Is there any way to cache some of the common conversation patterns so you do not need an actual rasa running, so you can use that time to actually start the rasa container, for eg you could have 0 rasa container running at any time but when you get a request you add container >0 and during the warm-up time you could reply through this caching functionality running on lambda?

Hi, would it be possible to deploy rasa(rasa nlu) in aws lamba as a docker container?

the container image code package size is 10 GB.

https://docs.aws.amazon.com/lambda/latest/dg/gettingstarted-limits.html https://docs.aws.amazon.com/lambda/latest/dg/lambda-images.html

We deploy Rasa on AWS for clients using AWS ECS with Fargate instances. We have also built pieces like AWS Batch training pipeline, S3 Tracker Store and SQS Event Broker so the Rasa instances are fully deployed in managed fashion.

The only advantage we get from deploying on Lambda is cost, but I think a 1core 2g Fargate instance is also manageable in terms of cost if the bot is not that intensive to run, and the service will be much more responsive.

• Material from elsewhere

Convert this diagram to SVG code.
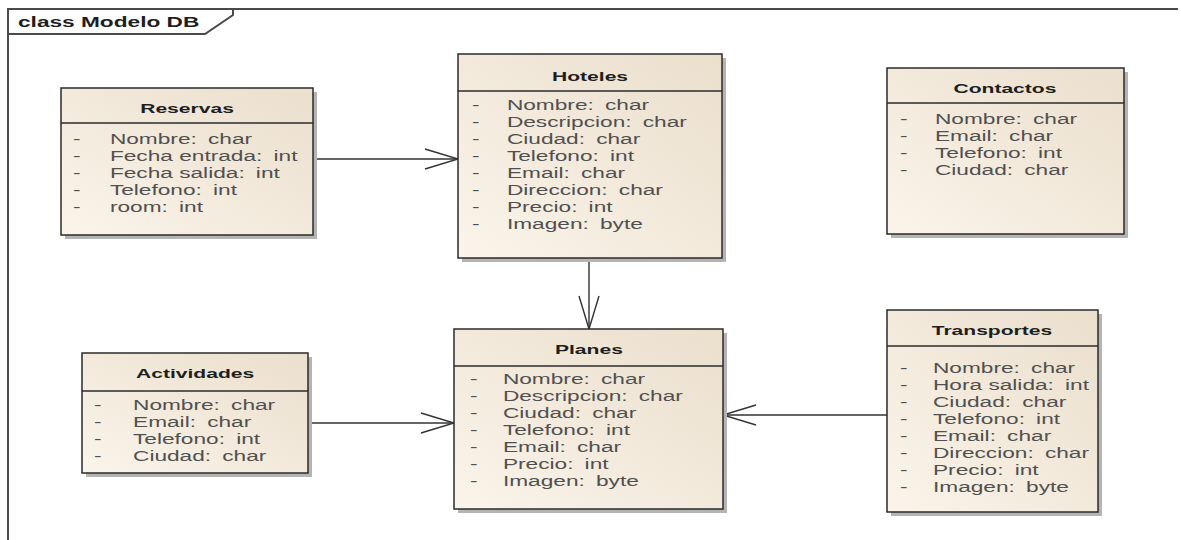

However, I spent some time today reading through the source code of Rasa and the Lambda Runtime API, and I think it is doable, but it will take some hacking.

The main problem is that AWS lambda has its own runtime API and we need to essentially write our own lambda runtime and wrap around Rasa. When Rasa core starts the agent will be loaded and a Sanic server will start. The Sanic instance is likely not that useful in a lambda function, so we will need to bootstrap just the Rasa agent somehow for the lambda runtime. The Rasa agent needs to be warmed up at the time the runtime starts, so we need to expect quite a bit of warm-up time.

AWS has built a lambda runtime client using Python so I will likely hack around both the lambda runtime client and spin up Rasa agent directly.

We are also investigating other serverless offerings, I think if we want to save cost, Google Cloud Run would work since they offer a request time pricing similar to lambda, and it seems relatively easier to set up. I don’t have much experience with GCP so I cannot comment any further.

Our team has been doing open source work around Rasa and we will be doing this lambda experiment later this month and early next month. And hopefully I will get back with some findings then.

1 Like